Dari berbagai kenyataan diatas tersebut, bahwa membasmi gerakan teroris tidak bisa berhasil bila hanya dilakukan oleh Polri dan TNI saja, membasmi teroris perlu kerja sama diantara seluruh komponen bangsa untuk meningkatkan kewaspadaan dan kesiapsiagaan terhadap ancaman terorisme untuk mencegah dijadikannya wilayah Indonesia sebagai tempat persembunyian para teroris. Tertangkapnya  Abu Dujana dan tewasnya Dr, Azhari serta Noordin .M. Top bukanlah akhir dari perjuangan bangsa dalam memerangi terorisme, langkah preventif jauh lebih efektif dibanding memburu teroris.
Sehubungan dengan banyaknya terjadi peristiwa pemboman di wilayah Republik Indonesia akhir–akhir ini telah menimbulkan rasa takut di masyarakat secara luas, yang mengakibatkan hilangnya nyawa serta kerugian harta benda dan juga berpengaruh yang tidak menguntungkan pada kehidupan sosial ekonomi, politik dan hubungan Indonesia dengan dunia internasional. Peledakan bom tersebut merupakan salah satu modus pelaku terorisme yang menjadi fenomena umum diberbagai negara. Terorisme ini merupakan kejahatan atas Negara yang terorganisir dan mempunyai jaringan luas yang dapat mengancam perdamaian dan keamanan nasional maupun  Internasional. Dan untuk melindungi segenap bangsa dan rakyat Indonesia dari ancaman kejahatan terorisme, maka pemerintah telah menetapkan Peraturan Pemerintah pengganti Undang Undang  Nomor 1 tahun 2002 tersebut telah ditetapkan menjadi Undang Undang Nomor 15 Tahun 2003 tentang Pemberantasan Tindak Pidana Terorisme.
Kepolisian Republik Indonesia harus membangun sosok Polri yang simpatik dalam menjalankan tugas penyidikan, begitu pula peran Polri dalam hal pencegahan dan pemberantasan tindak pidana terorisme. Polri harus bekerja sama dengan instansi terkait lainnya dan masyarakat. Polri harus cerdas dalam mensiasati segala hambatan yang ada melalui cara yang proporsional dan professional dalam pencegahan Terorisme. Membangun kemitraan dengan masyarakat adalah salah satu upaya Polri dalam upaya pencegahan terjadinya tindak pidana terorisme. Pemberdayaan masyarakat dalam Pemolisian Masyasakat merupakan upaya awal dalam deteksi dini dalam penanggulangan terorisme.


4
Pasal. 2 Undang Undang Kepolisian  Nomor  2 tahun  2002  mengatakan bahwa Fungsi Kepolisian adalah salah satu fungsi pemerintahan Negara dibidang pemeliharaan keamanan dan ketertiban masyarakat, penegakan hukum, perlindungan, pengayoman dan pelayanan kepada masyarakat. Berkaitan dengan hal tersebut diatas, maka aksi terorisme ini sudah tentu menjadi tugas dan tanggung jawab Kepolisian Republik Indonesia. Lembaga Kepolisian di Negara Kesatuan Republik Indonesia, selaku pengemban dan pemelihara keamanan dan ketertiban masyarakat perlu melakukan penanganan terorisme yang berupa upaya Pencegahan dan Pemberantasan Terorisme untuk menjaga stabilitas nasional dan keutuhan Negara Kesatuan Republik Indonesia.

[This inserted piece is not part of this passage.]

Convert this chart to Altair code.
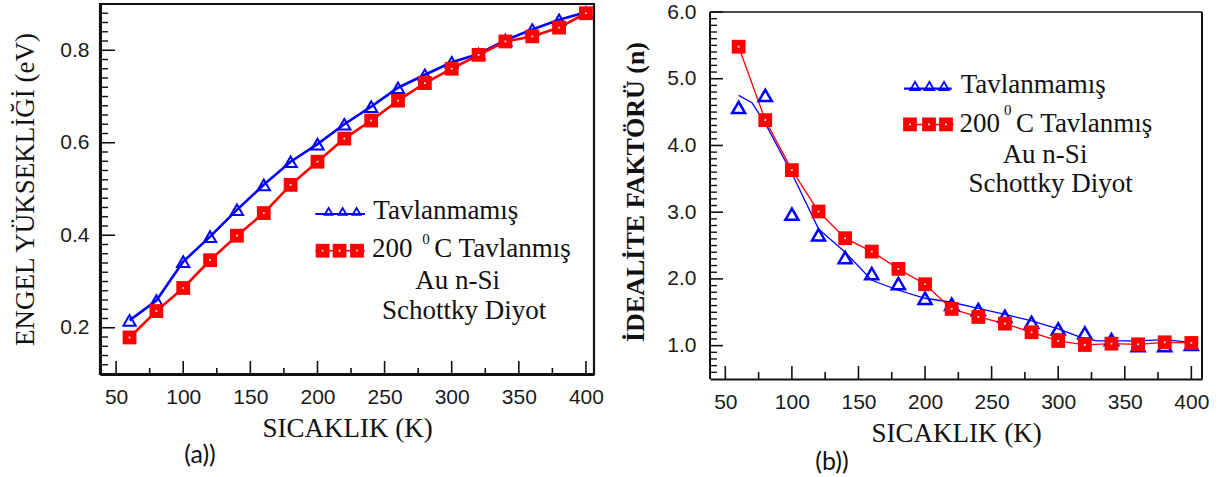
import altair as alt
import pandas as pd
import numpy as np

# ---------------- data ----------------
T = [60, 80, 100, 120, 140, 160, 180, 200, 220, 240, 260, 280, 300, 320, 340, 360, 380, 400]

# (a) barrier height (eV)
eb_unannealed = [0.216, 0.259, 0.343, 0.397, 0.455, 0.509, 0.559, 0.597, 0.640, 0.678,
                 0.719, 0.747, 0.774, 0.792, 0.822, 0.845, 0.866, 0.882]
eb_annealed = [0.179, 0.236, 0.286, 0.346, 0.399, 0.448, 0.509, 0.559, 0.609, 0.648,
               0.691, 0.729, 0.760, 0.790, 0.819, 0.830, 0.849, 0.880]

# (b) ideality factor
n_unannealed = [4.57, 4.75, 2.97, 2.66, 2.32, 2.08, 1.93, 1.71, 1.62, 1.54,
                1.44, 1.35, 1.25, 1.19, 1.09, 1.00, 1.00, 1.02]
n_annealed = [5.48, 4.38, 3.63, 3.01, 2.61, 2.41, 2.15, 1.92, 1.55, 1.43,
              1.33, 1.20, 1.07, 1.01, 1.03, 1.02, 1.05, 1.04]
fit_T = [60, 70, 80, 100, 120, 140, 160, 180, 200, 220, 240, 260, 280, 300, 320, 330, 360, 380, 400]
fit_n = [4.75, 4.64, 4.33, 3.58, 2.75, 2.40, 1.98, 1.83, 1.71, 1.65, 1.56, 1.47, 1.37, 1.25,
         1.10, 1.07, 1.07, 1.09, 1.05]

x_major = [50, 100, 150, 200, 250, 300, 350, 400]
x_minor = [75, 125, 175, 225, 275, 325, 375]
a_y_major = [0.2, 0.4, 0.6, 0.8]
a_y_minor = [v for v in np.round(np.arange(0.12, 0.9, 0.02), 2).tolist() if v not in a_y_major]
b_y_major = [1.0, 2.0, 3.0, 4.0, 5.0, 6.0]
b_y_minor = [v for v in np.round(np.arange(0.6, 6.0, 0.1), 1).tolist() if v not in b_y_major]

label_unann = "Tavlanmamış"
label_200 = "200"
label_sup = "0"
label_ann = "C Tavlanmış"
note1 = "Au n-Si"
note2 = "Schottky Diyot"
x_title = "SICAKLIK (K)"
a_y_title = "ENGEL YÜKSEKLİĞİ (eV)"
b_y_title = "İDEALİTE FAKTÖRÜ (n)"
tag_a = "(a))"
tag_b = "(b))"

BLUE = "#0000ff"
RED = "#ff0000"
INK = "#111111"
SERIF = "Liberation Serif, Times New Roman, serif"
SANS = "Liberation Sans, Arial, sans-serif"


def txt(s, x, y, size=27, align="left", font=SERIF):
    return alt.Chart(pd.DataFrame({"t": [s]})).mark_text(
        font=font, fontSize=size, align=align, baseline="alphabetic", color=INK
    ).encode(text="t:N", x=alt.value(x), y=alt.value(y))


def panel(W, H, xdom, ydom, ymaj, ymin, yfmt, ytitle, series_lines, series_pts,
          leg, tag, tagpos, lw, tri_size, tri_sw, ytick_len, xtick_len, label_pad_y,
          domain_w, ytitle_pad, dy, ytitle_style=(27, "normal"), frame_top=None):
    # dy: vertical offset (px) of the frame top below the view origin
    xs = alt.Scale(domain=xdom, nice=False, zero=False)
    ys = alt.Scale(domain=ydom, nice=False, zero=False)
    xaxis = alt.Axis(
        values=x_major, format="d", title=x_title, ticks=False, grid=False,
        domain=True, domainColor=INK, domainWidth=domain_w,
        labelFont=SANS, labelFontSize=21, labelColor="#1a1a1a", labelPadding=12,
        titleFont=SERIF, titleFontSize=27, titleFontWeight="normal", titleColor=INK,
        titlePadding=8)
    yaxis = alt.Axis(
        values=ymaj, format=yfmt, title=ytitle, ticks=False, grid=False,
        domain=(frame_top is None), domainColor=INK, domainWidth=domain_w,
        labelFont=SANS, labelFontSize=21, labelColor="#1a1a1a", labelPadding=label_pad_y,
        titleFont=SERIF, titleFontSize=ytitle_style[0], titleFontWeight=ytitle_style[1],
        titleColor=INK, titlePadding=ytitle_pad)

    def X(f):
        return alt.X(f, scale=xs, axis=xaxis, title=x_title)

    def Y(f):
        return alt.Y(f, scale=ys, axis=yaxis, title=ytitle)

    layers = []
    for (xv, yv, col) in series_lines:
        df = pd.DataFrame({"T": xv, "v": yv})
        layers.append(alt.Chart(df).mark_line(color=col, strokeWidth=lw).encode(x=X("T:Q"), y=Y("v:Q")))

    for (xv, yv, kind) in series_pts:
        df = pd.DataFrame({"T": xv, "v": yv})
        enc = dict(x=X("T:Q"), y=Y("v:Q"))
        if kind == "tri":
            layers.append(alt.Chart(df).mark_point(shape="triangle-up", filled=False, color=BLUE,
                                                   size=tri_size, strokeWidth=tri_sw, opacity=1).encode(**enc))
        else:
            layers.append(alt.Chart(df).mark_point(shape="square", filled=True, color=RED,
                                                   size=190, opacity=1).encode(**enc))
            layers.append(alt.Chart(df).mark_point(shape="square", filled=True, color="white",
                                                   size=3, opacity=1).encode(**enc))

    # inward ticks
    layers.append(alt.Chart(pd.DataFrame({"T": x_major})).mark_rule(color=INK, strokeWidth=1.6).encode(
        x=X("T:Q"), y=alt.value(H), y2=alt.value(H - xtick_len[0])))
    layers.append(alt.Chart(pd.DataFrame({"T": x_minor})).mark_rule(color=INK, strokeWidth=1.6).encode(
        x=X("T:Q"), y=alt.value(H), y2=alt.value(H - xtick_len[1])))
    layers.append(alt.Chart(pd.DataFrame({"v": ymaj})).mark_rule(color=INK, strokeWidth=1.6).encode(
        y=Y("v:Q"), x=alt.value(0), x2=alt.value(ytick_len[0])))
    layers.append(alt.Chart(pd.DataFrame({"v": ymin})).mark_rule(color=INK, strokeWidth=1.4).encode(
        y=Y("v:Q"), x=alt.value(0), x2=alt.value(ytick_len[1])))

    if frame_top is not None:
        fr = pd.DataFrame({"v": [frame_top], "v0": [ydom[0]]})
        layers.append(alt.Chart(fr).mark_rule(color=INK, strokeWidth=1.6).encode(
            y=Y("v:Q"), x=alt.value(0), x2=alt.value(W)))
        layers.append(alt.Chart(fr).mark_rule(color=INK, strokeWidth=2.0).encode(
            y=Y("v:Q"), y2=alt.Y2("v0:Q"), x=alt.value(W)))
        layers.append(alt.Chart(fr).mark_rule(color=INK, strokeWidth=domain_w).encode(
            y=Y("v:Q"), y2=alt.Y2("v0:Q"), x=alt.value(0)))

    # legend
    (bx0, bx1, by, btri, bty, btsize, btx, bbase,
     rx0, rx1, ry, rsq, rtx, rbase, supx, supbase, cx, ncx1, nb1, ncx2, nb2) = leg
    layers.append(alt.Chart(pd.DataFrame({"a": [0]})).mark_rule(color=BLUE, strokeWidth=2.2).encode(
        x=alt.value(bx0), x2=alt.value(bx1), y=alt.value(by + dy)))
    layers.append(alt.Chart(pd.DataFrame({"px": btri})).mark_point(
        shape="triangle-up", filled=False, color=BLUE, size=btsize, strokeWidth=1.8, opacity=1).encode(
        x=alt.X("px:Q", scale=None), y=alt.value(bty + dy)))
    layers.append(alt.Chart(pd.DataFrame({"a": [0]})).mark_rule(color=RED, strokeWidth=1.5).encode(
        x=alt.value(rx0), x2=alt.value(rx1), y=alt.value(ry + dy)))
    layers.append(alt.Chart(pd.DataFrame({"px": rsq})).mark_point(
        shape="square", filled=True, color=RED, size=190, opacity=1).encode(
        x=alt.X("px:Q", scale=None), y=alt.value(ry + dy)))
    layers.append(alt.Chart(pd.DataFrame({"px": rsq})).mark_point(
        shape="square", filled=True, color="white", size=3, opacity=1).encode(
        x=alt.X("px:Q", scale=None), y=alt.value(ry + dy)))
    layers.append(txt(label_unann, btx, bbase + dy))
    layers.append(txt(label_200, rtx, rbase + dy))
    layers.append(txt(label_sup, supx, supbase + dy, size=15))
    layers.append(txt(label_ann, cx, rbase + dy))
    layers.append(txt(note1, ncx1, nb1 + dy, align="center"))
    layers.append(txt(note2, ncx2, nb2 + dy, align="center"))
    layers.append(alt.Chart(pd.DataFrame({"t": [tag]})).mark_text(
        font="Lato", fontSize=25, align="center", baseline="middle", color=INK).encode(
        text="t:N", x=alt.value(tagpos[0]), y=alt.value(tagpos[1] + dy)))

    if frame_top is None:
        view = alt.ViewBackground(stroke=INK, strokeWidth=2.2, fill="white")
    else:
        view = alt.ViewBackground(stroke="transparent", strokeWidth=0, fill="white")
    return alt.layer(*layers).properties(width=W, height=H, view=view)


left = panel(
    494, 370, [38, 406], [0.1, 0.9], a_y_major, a_y_minor, ".1f", a_y_title,
    [(T, eb_unannealed, BLUE), (T, eb_annealed, RED)],
    [(T, eb_unannealed, "tri"), (T, eb_annealed, "sq")],
    (215.3, 265, 210, [228.6, 242.6, 256.6], 207.4, 64, 273.3, 215,
     215.3, 265, 246.7, [222.6, 239.6, 257], 272, 252.7, 322.3, 240, 334.3,
     357.6, 285, 364, 315),
    tag_a, (100, 451), 2.6, 150, 2.0, (15, 8), (13, 6), 11, 3.0, 20, 0)

# right panel: the view extends EXTRA px above its frame, so that the frame sits
# lower than the left one, as in the original figure
EXTRA = 8
PX_PER_UNIT = 367.0 / 5.5
right = panel(
    492, 367 + EXTRA, [38.5, 408], [0.5, 6.0 + EXTRA / PX_PER_UNIT], b_y_major, b_y_minor, ".1f",
    b_y_title,
    [(fit_T, fit_n, BLUE), (T, n_annealed, RED)],
    [(T, n_unannealed, "tri"), (T, n_annealed, "sq")],
    (194, 241.7, 76.7, [205, 219.4, 234], 74, 90, 250.7, 81.4,
     193.7, 243.7, 112.4, [200, 219, 236], 249.4, 119.7, 294, 102.7, 306,
     335, 150.7, 340.7, 180),
    tag_b, (122, 450), 1.3, 170, 2.5, (13, 7), (13, 7), 14, 2.0, 18, EXTRA,
    ytitle_style=(26, "bold"), frame_top=6.0)

chart = alt.hconcat(left, right, spacing=17).properties(
    padding={"left": 10, "top": 0, "right": 0, "bottom": 0},
    background="white")

chart.save("out.html", embed_options={"renderer": "svg", "actions": False})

PERAN POLRI DALAM PENANGANAN TERORISME

Pasal. 2   Undang Undang Kepolisian  Nomor  2 tahun  2002  yaitu  : “Fungsi Kepolisian adalah salah satu fungsi pemerintahan Negara dibidang pemeliharaan keamanan dan ketertiban masyarakat, penegakan hukum, perlindungan, pengayoman dan pelayanan kepada masyarakat “ .
Pasal  4   Undang Undang Kepolisian No. 2 Tahun 2002,  yaitu   :“Kepolisian Negara Republik Indonesia bertujuan untuk mewujudkan keamanan dalam negeri yang meliputi terpeliharanya keamanan dan ketertiban masyarakat, tertib dan tegaknya hukum, terselenggaranya perlindungan, pengayoman dan pelayanan kepada masyarakat, serta terbinanya ketentraman masyarakat dengan menjunjung tinggi hak azasi manusia.“.
Kepolisian seperti juga istitusi keamanan pada umumnya, tidak bisa lagi bekerja dengan mengandalkan pada legalitas atau kewenangan saja atau anggapan-anggapan umum saja melainkan perlu bekerja secara lebih terukur, terarah dan terencana. Itulah era yang disebut  “the new managerialsm of police organization”  : suatu era tentang kinerja Kepolisian  selaku lembaga publik yang pada dasarnya harus bekerja dengan prinsip-prinsip tak ubahnya seperti lembaga privat, yakni memperhatikan efensiansi dan efektifitas, akuntabilitas dan pencapaian. Lembaga publik seperti Kepolisian menurut cara pandang ini tidak bisa berkilah untuk keluar dari prinsip-prinsip itu, adapun alasannya karena pada dasarnya tidak ada perbedaan antara lembaga publik dan lembaga privat dalam meningkatkan kebermanfaatan (Andrianus Maliala, 2006).
Kepolisian dalam Pencegahan Terorisme di Indonesia juga mengemban fungsi penegakan hukum. Ibarat dua mata pisau yang tajam satu sisi Kepolisian Republik Indonesia bertindak untuk mencegah aksi terorisme dengan mengedepankan pola “Kemitraan dengan Masyarakat” atau Perpolisian Masyarakat, yaitu suatu pola kerja sama dengan masyarakat dan menjadikan masyarakat sebagai Polisi bagi dirinya dan lingkungannya, namun disisi lain Kepolisian Republik Indonesia juga harus bertindak untuk menegakan hukum dan menjaga negeri ini dari segala bentuk ancaman dan gangguan dan salah satu contoh adalah adanya tindakan terorisme.



5
Kepolisian Negara Republik Indonesia membentuk satuan taktis dengan nama Detasemen Khusus 88 Anti Teroris, sebagai upaya menjaga keamanan dan stabilitas nasional Negara Indonesia. Dalam penanganan kasus terorisme Polri melakukan  upaya penindakan berupa penyerbuan dan penyergapan terhadap kelompok teroris Jemaah Islamiyah baik (JI) di Jatiasih, Bekasi maupun di Temanggung. Bahkan penyerbuan aparat di Temanggung berhasil menewaskan seorang teroris yang diduga adalah gembong teroris sendiri yang paling dicari-cari di Indonesia, Noordin M. Top. Aparat kepolisian yang sukses menunaikan tugas tersebut tidak pelak adalah satuan khusus Polri yaitu Densus (Detasemen Khusus) 88 Anti Teror yang memang dibentuk untuk bertugas menangani terorisme domestik.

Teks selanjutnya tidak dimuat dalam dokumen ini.